What does an unemployed film student staring down the barrel of their last ever semester, with a short film to get off the ground in less than a month do when faced with the prospect of spending money they don’t have to watch at least a film a day for about two weeks?
I can’t speak for the countless other unemployed students in Melbourne, but I do know this: as I stood in line at the Melbourne International Film Festival box office, I felt an overwhelming excitement and anticipation for the two weeks that are laying ahead of me, like a row of Christmas presents each to be unwrapped, a day at a time.
To be honest, despite the ever-growing pile of pre-production work that is accumulating on my desk and on my laptop, this year’s MIFF certainly comes at an ideal time. There’s something about pondering what might lie in store for a cinephile like myself that makes a cinephile like myself forget about said university woes and instead remember why it is I love film in the first place. It may be a slightly romanticised notion of film that I may be putting to you, but I don’t think that as many people would flock to the various venues around Melbourne if there were not some truth to it.
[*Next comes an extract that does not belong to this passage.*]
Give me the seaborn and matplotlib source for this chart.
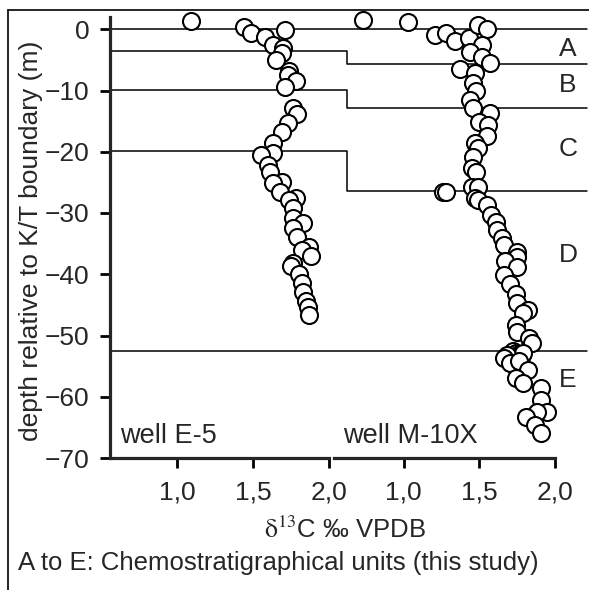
import matplotlib
matplotlib.use("Agg")
import numpy as np
import pandas as pd
import seaborn as sns
import matplotlib.pyplot as plt
import matplotlib.transforms as mtransforms
from matplotlib.lines import Line2D

# delta13C and depth values, well E-5
e5_d13c = [1.09, 1.44, 1.49, 1.71, 1.58, 1.63, 1.70, 1.69, 1.65, 1.74, 1.73, 1.78,
           1.71, 1.76, 1.79, 1.73, 1.69, 1.63, 1.63, 1.55, 1.60, 1.61, 1.69, 1.63,
           1.68, 1.78, 1.74, 1.76, 1.76, 1.83, 1.76, 1.79, 1.87, 1.82, 1.88, 1.76,
           1.75, 1.80, 1.82, 1.83, 1.85, 1.86, 1.87]
e5_depth = [1.4, 0.4, -0.6, -0.1, -1.2, -2.5, -3.0, -3.8, -5.0, -6.8, -7.4, -8.4,
            -9.4, -12.8, -13.8, -15.3, -16.7, -18.6, -20.2, -20.5, -22.1, -23.3, -24.9, -25.1,
            -26.5, -27.5, -27.9, -29.2, -30.8, -31.6, -32.5, -33.9, -35.5, -36.0, -37.0, -38.2,
            -38.6, -40.0, -41.5, -42.9, -44.3, -45.3, -46.6]

# delta13C and depth values, well M-10X
m10x_d13c = [0.73, 1.03, 1.21, 1.28, 1.34, 1.43, 1.49, 1.55, 1.52, 1.44, 1.52, 1.57,
             1.37, 1.47, 1.46, 1.48, 1.44, 1.46, 1.57, 1.50, 1.56, 1.55, 1.47, 1.49,
             1.46, 1.45, 1.48, 1.45, 1.49, 1.26, 1.28, 1.47, 1.49, 1.55, 1.58, 1.61,
             1.62, 1.65, 1.66, 1.75, 1.75, 1.67, 1.75, 1.66, 1.70, 1.74, 1.75, 1.82,
             1.79, 1.74, 1.75, 1.83, 1.85, 1.72, 1.74, 1.76, 1.78, 1.75, 1.73, 1.77,
             1.79, 1.68, 1.66, 1.70, 1.76, 1.82, 1.74, 1.79, 1.91, 1.91, 1.95, 1.88,
             1.81, 1.87, 1.91]
m10x_depth = [1.5, 1.2, -1.0, -0.6, -1.9, -1.4, 0.7, 0.0, -2.5, -3.7, -4.5, -5.5,
              -6.5, -7.2, -8.8, -10.0, -11.5, -12.9, -13.7, -15.1, -15.6, -17.5, -18.6, -19.4,
              -20.8, -22.7, -23.3, -25.7, -25.7, -26.6, -26.6, -27.6, -27.9, -28.7, -30.3, -31.4,
              -32.8, -34.0, -35.2, -36.3, -37.2, -37.9, -38.8, -40.1, -41.6, -43.3, -44.7, -45.9,
              -46.4, -48.3, -49.4, -50.4, -51.2, -52.6, -52.8, -53.0, -53.2, -53.4, -53.6, -53.8,
              -52.9, -53.2, -53.7, -54.5, -54.2, -55.6, -57.0, -57.8, -58.6, -60.5, -62.5, -62.5,
              -63.3, -64.6, -65.9]

# unit boundaries (depth) in each well
bound_e5 = [0.0, -3.5, -9.9, -19.9, -52.5]
bound_m10x = [0.0, -5.7, -12.8, -26.4, -52.5]
unit_names = ["A", "B", "C", "D", "E"]
unit_depth = [-3.3, -9.1, -19.5, -36.8, -57.3]

x_ticks = [1.0, 1.5, 2.0]
x_ticklabels = ["1,0", "1,5", "2,0"]
y_ticks = [0, -10, -20, -30, -40, -50, -60, -70]

df_e5 = pd.DataFrame({"d13c": e5_d13c, "depth": e5_depth})
df_m10x = pd.DataFrame({"d13c": m10x_d13c, "depth": m10x_depth})

sns.set_style("ticks")
plt.rcParams["font.family"] = ["Liberation Sans", "DejaVu Sans"]

W, H = 589, 590
fig = plt.figure(figsize=(W / 100, H / 100), dpi=100)

ax1 = fig.add_axes([110 / W, 1 - 458 / H, 219 / W, 441 / H])
ax2 = fig.add_axes([334 / W, 1 - 458 / H, 221 / W, 441 / H], sharey=ax1)

marker_kw = dict(marker="o", s=150, facecolor="white", edgecolor="black",
                 linewidth=1.5, zorder=5, legend=False, clip_on=False)
sns.scatterplot(data=df_e5, x="d13c", y="depth", ax=ax1, **marker_kw)
sns.scatterplot(data=df_m10x, x="d13c", y="depth", ax=ax2, **marker_kw)

ax1.set_xlim(0.56, 2.0)
ax2.set_xlim(0.54, 2.0)
ax1.set_ylim(-70, 2)

for ax in (ax1, ax2):
    ax.set_facecolor("none")
    ax.set_xlabel("")
    ax.set_ylabel("")
    ax.set_xticks(x_ticks)
    ax.set_xticklabels(x_ticklabels)
    ax.tick_params(axis="both", direction="out", length=7, width=2,
                   labelsize=19, pad=9, color="black")
    ax.spines["top"].set_visible(False)
    ax.spines["right"].set_visible(False)
    ax.spines["bottom"].set_linewidth(2.3)
    ax.spines["left"].set_linewidth(2.3)

ax1.set_yticks(y_ticks)
ax1.tick_params(axis="y", pad=8)
ax2.spines["left"].set_visible(False)
ax2.tick_params(axis="y", left=False, labelleft=False)

# unit boundary lines, stepping between the two wells
trans = mtransforms.blended_transform_factory(fig.transFigure, ax1.transData)
x_left, x_step, x_end = 110 / W, 347 / W, 587 / W
for yl, yr in zip(bound_e5, bound_m10x):
    ax1.plot([x_left, x_step, x_step, x_end], [yl, yl, yr, yr], color="black",
             lw=1.1, transform=trans, clip_on=False, zorder=1)

trans2 = mtransforms.blended_transform_factory(fig.transFigure, ax2.transData)
for name, yy in zip(unit_names, unit_depth):
    ax2.text(568 / W, yy, name, transform=trans2, ha="center", va="center",
             fontsize=19)

ax1.text(0.045, 0.02, "well E-5", transform=ax1.transAxes, fontsize=19.5,
         ha="left", va="bottom")
ax2.text(0.04, 0.02, "well M-10X", transform=ax2.transAxes, fontsize=19.5,
         ha="left", va="bottom")

fig.text(31 / W, 1 - 241 / H, "depth relative to K/T boundary (m)", rotation=90,
         ha="center", va="center", fontsize=19)
fig.text(345 / W, 1 - 530 / H, r"$\mathrm{\delta}^{13}$C ‰ VPDB", ha="center",
         va="center", fontsize=18.5, math_fontfamily="stix")
fig.text(18 / W, 1 - 563 / H, "A to E: Chemostratigraphical units (this study)",
         ha="left", va="center", fontsize=18.5)

# frame around the figure
fig.add_artist(Line2D([8 / W, 8 / W], [0, 1 - 10 / H], color="black", lw=1.2,
                      transform=fig.transFigure))
fig.add_artist(Line2D([8 / W, 1], [1 - 10 / H, 1 - 10 / H], color="black", lw=1.2,
                      transform=fig.transFigure))

fig.savefig("out.png", dpi=100)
That is, that film as an art form (if I am to be so bold) has the power to transport the viewer to new and wonderous or gruesome places, places only imaginable in our worst nightmares, craziest dreams…or providing insights to those universal of human desires and experiences. Or, to just show us a good time. Whatever works.
At any rate, I’ve bought myself a mini-pass (plus a few extra tickets). That’s around $150 of money I plan on spending to its fullest potential, and expect a play-by-play commentary on the comings and goings of the festival. Or rather, the parts of it I see and hear and explore in between tearing myself back to Real Life.
I’ll be revelling in the Anna Karina retrospective, taking in Alphaville (1965), Une Femme Est Une Femme (1961) and Pierrot Le Fou (1965). How can one turn down that much Godard? I think there’s a lot to be said for the skill/genius/pretensious-factor of a filmmaker whose work I will still sprint to watch even after writing a 2500 word esssay on him mere weeks ago. That being said, I won’t lie… if there were ever a woman I would turn for, it would be a 1960s Anna Karina. My oh my, is she something.
Then, I’ll be hitting up the apparently Dr Strangelove-meets-The-Office-esque In the Loop, the Cannes Jury Prize winning Fish Tank and an intriguing Chilean film called The Maid. I’ll be embarking on an epic Steven Soderbergh journey, with The Girlfriend Experience, and his two part biopic of Che Guevara. I’ll be watching a Malaysian satirical musical, a collection of short films (call it inspiration for my semester ahead), a Russian film about cosmonauts that will apparently make me think of Tarkovsky (this I’m looking forward to) and I’ll be watching an American buddy film about porn.
What else? At least nine more films…you’ll just have to wait and see what lies in store!
MIFF is being held around Melbourne, Victoria from July 24 – August 9, 2009.